Twenty years of local farmland bird conservation: the effects of management on avian abundance at two UK demonstration sites
Capsule At two demonstration farms, Game & Wildlife Conservation Trust's Loddington Farm in Leicestershire and Royal Society for the Protection of Birds's Hope Farm in Cambridgeshire, targeted management led to much faster increases in avian abundance than in the surrounding regions.
Aims To compare changes in avian abundance at Loddington Farm since 1992 and Hope Farm since 2000, and relate these to regional trends in bird abundance and to the habitat and predator management conducted at the two sites.
Methods Loddington Farm is a mixed arable 292-ha farm in a partially wooded landscape in Leicestershire. It was managed as a shoot from 1993 to 2002, combining habitat management with predator control (stopped in 2002) and winter grain provision (ceased in 2006). Hope Farm comprises a 181-ha mainly arable farm in an open landscape in Cambridgeshire, where habitat management for farmland birds has taken place since 2002. At both sites, breeding bird abundance has been monitored annually. Information on farm management was translated into three variables measuring annual provision of nesting cover, summer food and winter food. The number of Carrion Crow and Magpie territories was used as an index of predator abundance.

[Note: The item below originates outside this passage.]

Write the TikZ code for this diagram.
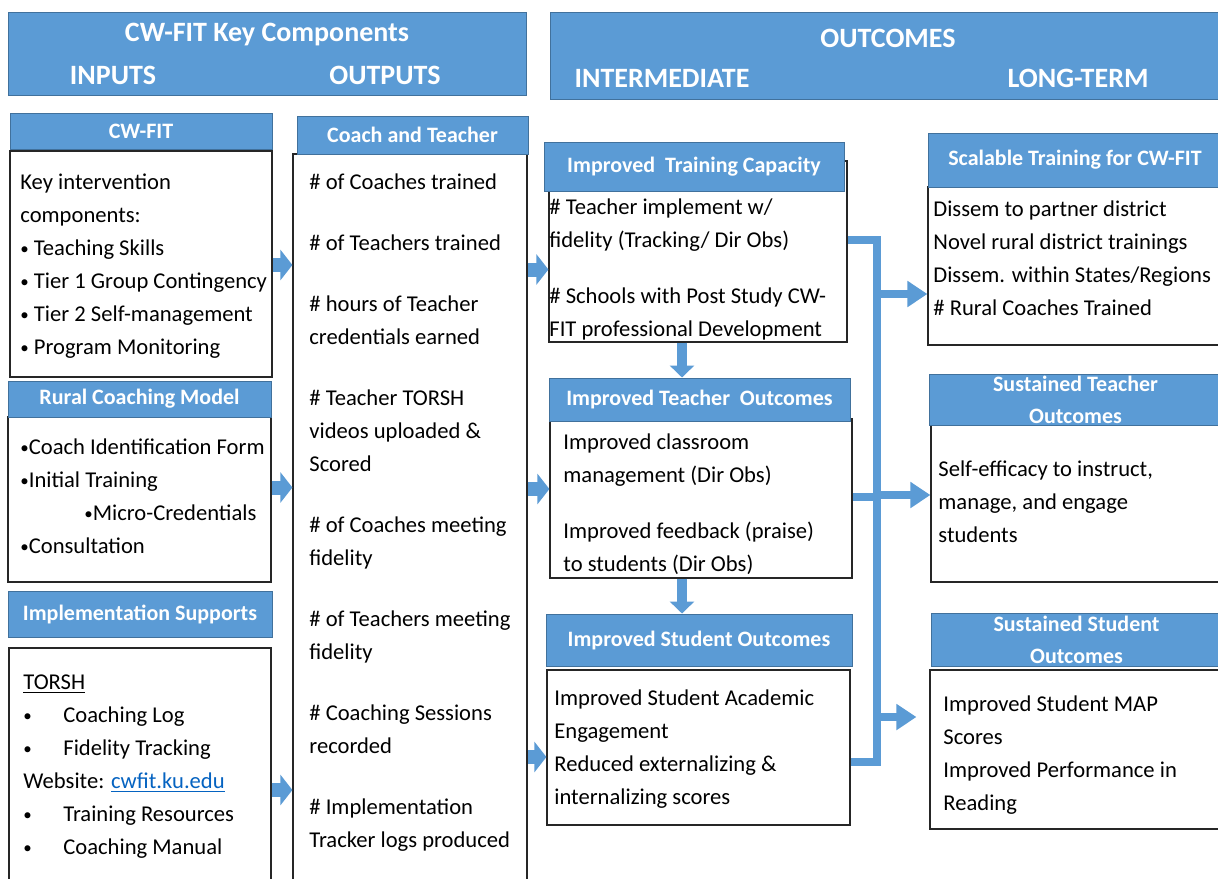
\documentclass[tikz,border=0pt]{standalone}
\usepackage{fontspec}
\usepackage{graphicx}
\setmainfont{Carlito}
\usetikzlibrary{arrows.meta,fit}
\definecolor{lmblue}{HTML}{5B9BD5}
\definecolor{lmedge}{HTML}{41719C}
\definecolor{linkblue}{HTML}{0563C1}
\newcommand\bul{\raisebox{0.12ex}{\scalebox{0.75}{•}}}
\begin{document}
\begin{tikzpicture}[x=0.5pt,y=-0.5pt,
  hdr/.style={fill=lmblue,draw=lmedge,line width=0.5pt,inner sep=0pt},
  htxt/.style={text=white,inner sep=0pt,align=center,font=\bfseries\fontsize{11}{16}\selectfont},
  body/.style={draw=black!85,line width=0.6pt,inner sep=0pt},
  txt/.style={anchor=north west,inner sep=0pt,align=left,font=\fontsize{11.3}{16.5}\selectfont},
  head/.style={text=white,inner sep=0pt,font=\bfseries\fontsize{14}{18}\selectfont},
  arr/.style={draw=lmblue,line width=7pt,-{Triangle[width=15pt,length=6pt]}},
  darr/.style={draw=lmblue,line width=5pt,-{Triangle[width=12pt,length=6pt]}},
  bus/.style={draw=lmblue,line width=4pt},
  busarr/.style={bus,-{Triangle[width=12.5pt,length=10pt]}}]
\clip (0,0) rectangle (1218,878);
\fill[white] (0,0) rectangle (1218,878);

% banners
\node[hdr,fit={(8,12) (526,95)}] (kc) {};
\node[head] (kc-t) at (267,35) {CW-FIT Key Components};
\node[head] (inp) at (113,75) {INPUTS};
\node[head] (outp) at (385,75) {OUTPUTS};
\node[hdr,fit={(550,12) (1222,99)}] (oc) {};
\node[head] (oc-t) at (888,38) {OUTCOMES};
\node[head] (inter) at (662,78) {INTERMEDIATE};
\node[head] (longt) at (1078,78) {LONG-TERM};

% inputs
\node[body,fit={(10,151) (272,377)}] (cwfit) {};
\node[hdr,fit={(10,113) (272,149)}] (cwfit-h) {};
\node[htxt] (cwfit-t) at (cwfit-h) {CW-FIT};
\node[txt] (cwfit-l) at (20,166) {\strut Key intervention\\components:\\\bul{} Teaching Skills\\
  \bul{} Tier 1 Group Contingency\\\bul{} Tier 2 Self-management\\\bul{} Program Monitoring};

\node[body,fit={(8,417) (271,582)}] (rural) {};
\node[hdr,fit={(8,381) (271,417)}] (rural-h) {};
\node[htxt] (rural-t) at (rural-h) {Rural Coaching Model};
\node[txt] (rural-l) at (20,431) {\strut\bul Coach Identification Form\\\bul Initial Training\\
  \hspace*{32pt}\bul Micro-Credentials\\\bul Consultation};

\node[body,fit={(9,648) (271,890)}] (impl) {};
\node[hdr,fit={(8,591) (272,637)}] (impl-h) {};
\node[htxt] (impl-t) at (impl-h) {Implementation Supports};
\node[txt] (impl-l) at (23,666) {\strut\underline{TORSH}\\
  \makebox[20pt][l]{\bul}Coaching Log\\
  \makebox[20pt][l]{\bul}Fidelity Tracking\\
  Website: \textcolor{linkblue}{\underline{cwfit.ku.edu}}\\
  \makebox[20pt][l]{\bul}Training Resources\\
  \makebox[20pt][l]{\bul}Coaching Manual};

% outputs
\node[body,fit={(293,154) (527,890)}] (coach) {};
\node[hdr,fit={(297,116) (528,154)}] (coach-h) {};
\node[htxt] (coach-t) at (coach-h) {Coach and Teacher};
\node[txt] (coach-l) at (309,166) {\strut\# of Coaches trained\\[14pt]
  \# of Teachers trained\\[14pt]
  \# hours of Teacher\\credentials earned\\[14pt]
  \# Teacher TORSH\\videos uploaded \&\\Scored\\[14pt]
  \# of Coaches meeting\\fidelity\\[14pt]
  \# of Teachers meeting\\fidelity\\[14pt]
  \# Coaching Sessions\\recorded\\[14pt]
  \# Implementation\\Tracker logs produced};

% intermediate outcomes
\node[body,fit={(549,161) (847,342)}] (tc) {};
\node[hdr,fit={(544,142) (844,191)}] (tc-h) {};
\node[htxt] (tc-t) at (tc-h) {Improved\ \ Training Capacity};
\node[txt] (tc-l) at (549,191) {\strut\# Teacher implement w/\\fidelity (Tracking/ Dir Obs)\\[11.5pt]
  \# Schools with Post Study CW-\\FIT professional Development};

\node[body,fit={(550,419) (852,578)}] (to) {};
\node[hdr,fit={(549,378) (850,421)}] (to-h) {};
\node[htxt] (to-t) at (to-h) {Improved Teacher\ \ Outcomes};
\node[txt] (to-l) at (563,426) {\strut Improved classroom\\management (Dir Obs)\\[11.5pt]
  Improved feedback (praise)\\to students (Dir Obs)};

\node[body,fit={(547,670) (850,825)}] (so) {};
\node[hdr,fit={(546,614) (852,666)}] (so-h) {};
\node[htxt] (so-t) at (so-h) {Improved Student Outcomes};
\node[txt] (so-l) at (554,682) {\strut Improved Student Academic\\Engagement\\
  Reduced externalizing \&\\internalizing scores};

% long-term outcomes
\node[body,fit={(928,187) (1222,345)}] (sc) {};
\node[hdr,fit={(928,133) (1222,187)}] (sc-h) {};
\node[htxt] (sc-t) at (sc-h) {Scalable Training for CW-FIT};
\node[txt] (sc-l) at (933,193) {\strut Dissem to partner district\\Novel rural district trainings\\
  Dissem. within States/Regions\\\# Rural Coaches Trained};

\node[body,fit={(931,425) (1222,582)}] (st) {};
\node[hdr,fit={(929,374) (1222,425)}] (st-h) {};
\node[htxt] (st-t) at (st-h) {Sustained Teacher\\Outcomes};
\node[txt] (st-l) at (938,453) {\strut Self-efficacy to instruct,\\manage, and engage\\students};

\node[body,fit={(930,670) (1222,829)}] (ss) {};
\node[hdr,fit={(931,613) (1222,666)}] (ss-h) {};
\node[htxt] (ss-t) at (ss-h) {Sustained Student\\Outcomes};
\node[txt] (ss-l) at (943,688) {\strut Improved Student MAP\\Scores\\
  Improved Performance in\\Reading};

% inputs -> outputs
\coordinate (a1) at ([yshift=-0.5pt]cwfit.east);
\coordinate (a2) at ([yshift=6pt]rural.east);
\coordinate (a3) at ([yshift=-10.5pt]impl.east);
\draw[arr] (a1) -- (a1 -| coach.west);
\draw[arr] (a2) -- (a2 -| coach.west);
\draw[arr] (a3) -- (a3 -| coach.west);

% outputs -> intermediate
\coordinate (b1) at ([yshift=-9pt]tc.west);
\coordinate (b2) at ([yshift=4.75pt]to.west);
\coordinate (b3) at ([yshift=-4.75pt]so.west);
\draw[arr] (b1 -| coach.east) -- (b1);
\draw[arr] (b2 -| coach.east) -- (b2);
\draw[arr] (b3 -| coach.east) -- (b3);

% down the intermediate column
\coordinate (d1) at ([xshift=-8pt]tc.south);
\coordinate (d2) at ([xshift=-9.5pt]to.south);
\draw[darr] (d1) -- (d1 |- to-h.north);
\draw[darr] (d2) -- (d2 |- so-h.north);

% collecting bus to the long-term boxes
\coordinate (bus) at (877,240);
\coordinate (c1) at ([yshift=5.75pt]tc.east);
\coordinate (c2) at ([yshift=0.75pt]to.east);
\coordinate (c3) at ([yshift=-7.25pt]so.east);
\draw[bus] (c1) -- (c1 -| bus) -- (c3 -| bus) -- (c3);
\draw[bus] (c2) -- (c2 -| bus);
\coordinate (e1) at ([yshift=-14pt]sc.west);
\coordinate (e2) at ([yshift=4.25pt]st.west);
\coordinate (e3) at ([yshift=16.25pt]ss.west);
\draw[busarr] (e1 -| bus) -- (e1);
\draw[busarr] (e2 -| bus) -- (e2);
\draw[busarr] (e3 -| bus) -- ([xshift=-6.5pt]e3);
\end{tikzpicture}
\end{document}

Results Avian abundance increased at both farms much faster than within their respective regions. Recovery of priority species was positively correlated with the provision of summer foraging habitats and negatively correlated with the provision of supplementary grain during winter. The latter finding was counterintuitive and may reflect an increase in hedgerow provision that coincided with the cessation of grain provision at both farms. The increase in bird abundance was not sustained at Loddington Farm in the absence of predator control, although it was at Hope Farm where predator densities were markedly lower.
Conclusion The data from Hope Farm suggest that where predator densities are relatively low (<3 Crow + Magpie pairs/km2 locally, <0.2 Foxes/km2 in spring regionally), recovery of farmland birds can be achieved through habitat management alone. Where predator densities are high (>5 corvid pairs/km2 and >1.1 foxes/km2), as at Loddington Farm, species recovery, particularly of open-cup nesting species, may require predator control as well as habitat management. Further study is needed to confirm this tentative conclusion from only two sites.